## Source data
_ _ _ _

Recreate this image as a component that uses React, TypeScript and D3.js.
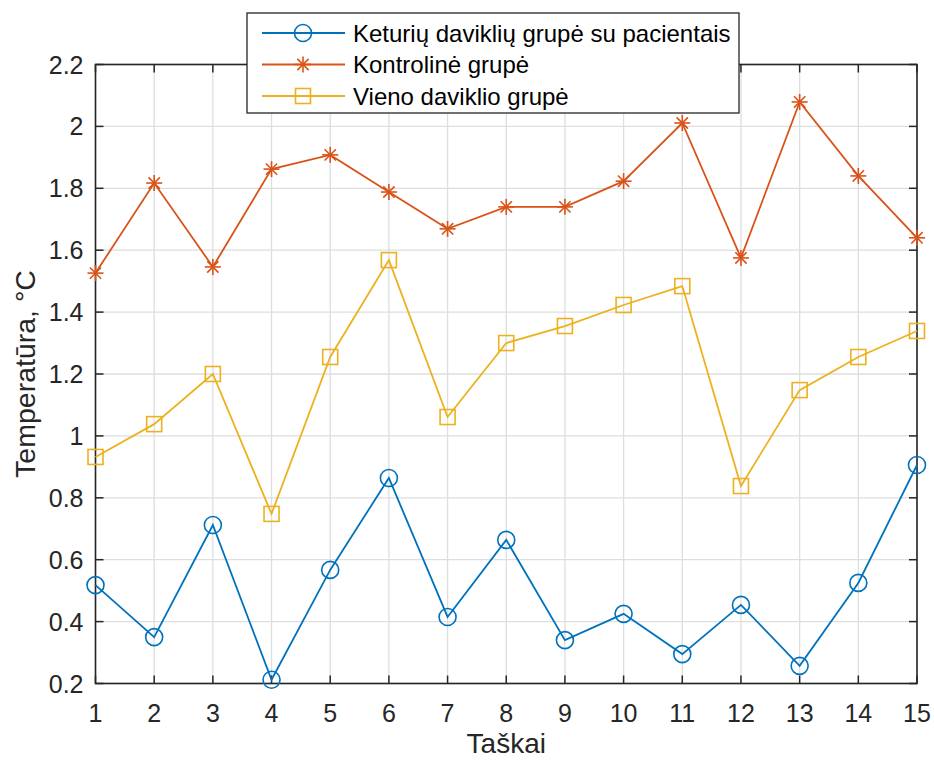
import React from "react";
import * as d3 from "d3";

const points = d3.range(1, 16);
const keturiu = [0.518, 0.35, 0.712, 0.212, 0.567, 0.864, 0.415, 0.664, 0.34, 0.425, 0.295, 0.454, 0.257, 0.525, 0.906];
const kontroline = [1.526, 1.817, 1.546, 1.862, 1.908, 1.788, 1.669, 1.74, 1.74, 1.823, 2.011, 1.575, 2.079, 1.84, 1.64];
const vieno = [0.932, 1.038, 1.2, 0.748, 1.255, 1.568, 1.061, 1.3, 1.355, 1.423, 1.484, 0.838, 1.148, 1.255, 1.339];
const yTicks = [0.2, 0.4, 0.6, 0.8, 1, 1.2, 1.4, 1.6, 1.8, 2, 2.2];
const seriesNames = ["Keturių daviklių grupė su pacientais", "Kontrolinė grupė", "Vieno daviklio grupė"];

const W = 934;
const H = 760;
const left = 95.5, right = 917, top = 64.5, bottom = 683.5;
const font = "'Liberation Sans', Arial, sans-serif";
const axisCol = "#262626";

function Marker({ kind, x, y, color }: { kind: string; x: number; y: number; color: string }) {
  if (kind === "circle") return <circle cx={x} cy={y} r={8.5} fill="none" stroke={color} strokeWidth={1.6} />;
  if (kind === "square") return <rect x={x - 7.5} y={y - 7.5} width={15} height={15} fill="none" stroke={color} strokeWidth={1.6} />;
  const r = 8;
  const d = r * Math.SQRT1_2;
  return (
    <g stroke={color} strokeWidth={1.6}>
      <line x1={x - r} y1={y} x2={x + r} y2={y} />
      <line x1={x} y1={y - r} x2={x} y2={y + r} />
      <line x1={x - d} y1={y - d} x2={x + d} y2={y + d} />
      <line x1={x - d} y1={y + d} x2={x + d} y2={y - d} />
    </g>
  );
}

export default function App() {
  const x = d3.scaleLinear().domain([1, 15]).range([left, right]);
  const y = d3.scaleLinear().domain([0.2, 2.2]).range([bottom, top]);
  const line = d3.line<number>().x((_, i) => x(points[i])).y((d) => y(d));

  const series = [
    { name: seriesNames[0], data: keturiu, color: "#0072BD", kind: "circle" },
    { name: seriesNames[1], data: kontroline, color: "#D95319", kind: "star" },
    { name: seriesNames[2], data: vieno, color: "#EDB120", kind: "square" },
  ];

  const tickLen = 8;

  return (
    <svg width={W} height={H} style={{ position: "absolute", left: 0, top: 0, background: "#fff" }} fontFamily={font}>
      <rect x={0} y={0} width={W} height={H} fill="#fff" />
      {/* grid */}
      <g stroke="#dedede" strokeWidth={1.3}>
        {points.map((p) => (
          <line key={"gx" + p} x1={x(p)} x2={x(p)} y1={top} y2={bottom} />
        ))}
        {yTicks.map((t) => (
          <line key={"gy" + t} x1={left} x2={right} y1={y(t)} y2={y(t)} />
        ))}
      </g>
      {/* ticks */}
      <g stroke={axisCol} strokeWidth={1.5}>
        {points.map((p) => (
          <g key={"tx" + p}>
            <line x1={x(p)} x2={x(p)} y1={bottom} y2={bottom - tickLen} />
            <line x1={x(p)} x2={x(p)} y1={top} y2={top + tickLen} />
          </g>
        ))}
        {yTicks.map((t) => (
          <g key={"ty" + t}>
            <line x1={left} x2={left + tickLen} y1={y(t)} y2={y(t)} />
            <line x1={right} x2={right - tickLen} y1={y(t)} y2={y(t)} />
          </g>
        ))}
      </g>
      <rect x={left} y={top} width={right - left} height={bottom - top} fill="none" stroke={axisCol} strokeWidth={1.6} />
      {/* series */}
      {series.map((s) => (
        <g key={s.name}>
          <path d={line(s.data) || ""} fill="none" stroke={s.color} strokeWidth={1.8} />
          {s.data.map((v, i) => (
            <Marker key={i} kind={s.kind} x={x(points[i])} y={y(v)} color={s.color} />
          ))}
        </g>
      ))}
      {/* tick labels */}
      <g fill={axisCol} fontSize={25}>
        {points.map((p) => (
          <text key={"lx" + p} x={x(p)} y={bottom + 38.5} textAnchor="middle">
            {p}
          </text>
        ))}
        {yTicks.map((t) => (
          <text key={"ly" + t} x={left - 12} y={y(t) + 9} textAnchor="end">
            {d3.format("~g")(t)}
          </text>
        ))}
      </g>
      <text x={(left + right) / 2} y={753} textAnchor="middle" fontSize={28} fill={axisCol}>
        Taškai
      </text>
      <text transform={`translate(35,${(top + bottom) / 2}) rotate(-90)`} textAnchor="middle" fontSize={28.5} fill={axisCol}>
        Temperatūra, °C
      </text>
      {/* legend */}
      <g>
        <rect x={247} y={13} width={492} height={100} fill="#fff" stroke={axisCol} strokeWidth={1.3} />
        {series.map((s, i) => {
          const ly = 33 + i * 31.5;
          return (
            <g key={"lg" + i}>
              <line x1={262} x2={345} y1={ly} y2={ly} stroke={s.color} strokeWidth={1.8} />
              <Marker kind={s.kind} x={303} y={ly} color={s.color} />
              <text x={353} y={ly + 8.5} fontSize={24} fill="#000">
                {s.name}
              </text>
            </g>
          );
        })}
      </g>
    </svg>
  );
}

_ _ _ _

## What you are asked to do
Set the data above down again exactly as given, with no pictures.

## Written reply
Recreate this image as a component that uses React, TypeScript and D3.js.
import React from "react";
import * as d3 from "d3";

const points = d3.range(1, 16);
const keturiu = [0.518, 0.35, 0.712, 0.212, 0.567, 0.864, 0.415, 0.664, 0.34, 0.425, 0.295, 0.454, 0.257, 0.525, 0.906];
const kontroline = [1.526, 1.817, 1.546, 1.862, 1.908, 1.788, 1.669, 1.74, 1.74, 1.823, 2.011, 1.575, 2.079, 1.84, 1.64];
const vieno = [0.932, 1.038, 1.2, 0.748, 1.255, 1.568, 1.061, 1.3, 1.355, 1.423, 1.484, 0.838, 1.148, 1.255, 1.339];
const yTicks = [0.2, 0.4, 0.6, 0.8, 1, 1.2, 1.4, 1.6, 1.8, 2, 2.2];
const seriesNames = ["Keturių daviklių grupė su pacientais", "Kontrolinė grupė", "Vieno daviklio grupė"];

const W = 934;
const H = 760;
const left = 95.5, right = 917, top = 64.5, bottom = 683.5;
const font = "'Liberation Sans', Arial, sans-serif";
const axisCol = "#262626";

function Marker({ kind, x, y, color }: { kind: string; x: number; y: number; color: string }) {
  if (kind === "circle") return <circle cx={x} cy={y} r={8.5} fill="none" stroke={color} strokeWidth={1.6} />;
  if (kind === "square") return <rect x={x - 7.5} y={y - 7.5} width={15} height={15} fill="none" stroke={color} strokeWidth={1.6} />;
  const r = 8;
  const d = r * Math.SQRT1_2;
  return (
    <g stroke={color} strokeWidth={1.6}>
      <line x1={x - r} y1={y} x2={x + r} y2={y} />
      <line x1={x} y1={y - r} x2={x} y2={y + r} />
      <line x1={x - d} y1={y - d} x2={x + d} y2={y + d} />
      <line x1={x - d} y1={y + d} x2={x + d} y2={y - d} />
    </g>
  );
}

export default function App() {
  const x = d3.scaleLinear().domain([1, 15]).range([left, right]);
  const y = d3.scaleLinear().domain([0.2, 2.2]).range([bottom, top]);
  const line = d3.line<number>().x((_, i) => x(points[i])).y((d) => y(d));

  const series = [
    { name: seriesNames[0], data: keturiu, color: "#0072BD", kind: "circle" },
    { name: seriesNames[1], data: kontroline, color: "#D95319", kind: "star" },
    { name: seriesNames[2], data: vieno, color: "#EDB120", kind: "square" },
  ];

  const tickLen = 8;

  return (
    <svg width={W} height={H} style={{ position: "absolute", left: 0, top: 0, background: "#fff" }} fontFamily={font}>
      <rect x={0} y={0} width={W} height={H} fill="#fff" />
      {/* grid */}
      <g stroke="#dedede" strokeWidth={1.3}>
        {points.map((p) => (
          <line key={"gx" + p} x1={x(p)} x2={x(p)} y1={top} y2={bottom} />
        ))}
        {yTicks.map((t) => (
          <line key={"gy" + t} x1={left} x2={right} y1={y(t)} y2={y(t)} />
        ))}
      </g>
      {/* ticks */}
      <g stroke={axisCol} strokeWidth={1.5}>
        {points.map((p) => (
          <g key={"tx" + p}>
            <line x1={x(p)} x2={x(p)} y1={bottom} y2={bottom - tickLen} />
            <line x1={x(p)} x2={x(p)} y1={top} y2={top + tickLen} />
          </g>
        ))}
        {yTicks.map((t) => (
          <g key={"ty" + t}>
            <line x1={left} x2={left + tickLen} y1={y(t)} y2={y(t)} />
            <line x1={right} x2={right - tickLen} y1={y(t)} y2={y(t)} />
          </g>
        ))}
      </g>
      <rect x={left} y={top} width={right - left} height={bottom - top} fill="none" stroke={axisCol} strokeWidth={1.6} />
      {/* series */}
      {series.map((s) => (
        <g key={s.name}>
          <path d={line(s.data) || ""} fill="none" stroke={s.color} strokeWidth={1.8} />
          {s.data.map((v, i) => (
            <Marker key={i} kind={s.kind} x={x(points[i])} y={y(v)} color={s.color} />
          ))}
        </g>
      ))}
      {/* tick labels */}
      <g fill={axisCol} fontSize={25}>
        {points.map((p) => (
          <text key={"lx" + p} x={x(p)} y={bottom + 38.5} textAnchor="middle">
            {p}
          </text>
        ))}
        {yTicks.map((t) => (
          <text key={"ly" + t} x={left - 12} y={y(t) + 9} textAnchor="end">
            {d3.format("~g")(t)}
          </text>
        ))}
      </g>
      <text x={(left + right) / 2} y={753} textAnchor="middle" fontSize={28} fill={axisCol}>
        Taškai
      </text>
      <text transform={`translate(35,${(top + bottom) / 2}) rotate(-90)`} textAnchor="middle" fontSize={28.5} fill={axisCol}>
        Temperatūra, °C
      </text>
      {/* legend */}
      <g>
        <rect x={247} y={13} width={492} height={100} fill="#fff" stroke={axisCol} strokeWidth={1.3} />
        {series.map((s, i) => {
          const ly = 33 + i * 31.5;
          return (
            <g key={"lg" + i}>
              <line x1={262} x2={345} y1={ly} y2={ly} stroke={s.color} strokeWidth={1.8} />
              <Marker kind={s.kind} x={303} y={ly} color={s.color} />
              <text x={353} y={ly + 8.5} fontSize={24} fill="#000">
                {s.name}
              </text>
            </g>
          );
        })}
      </g>
    </svg>
  );
}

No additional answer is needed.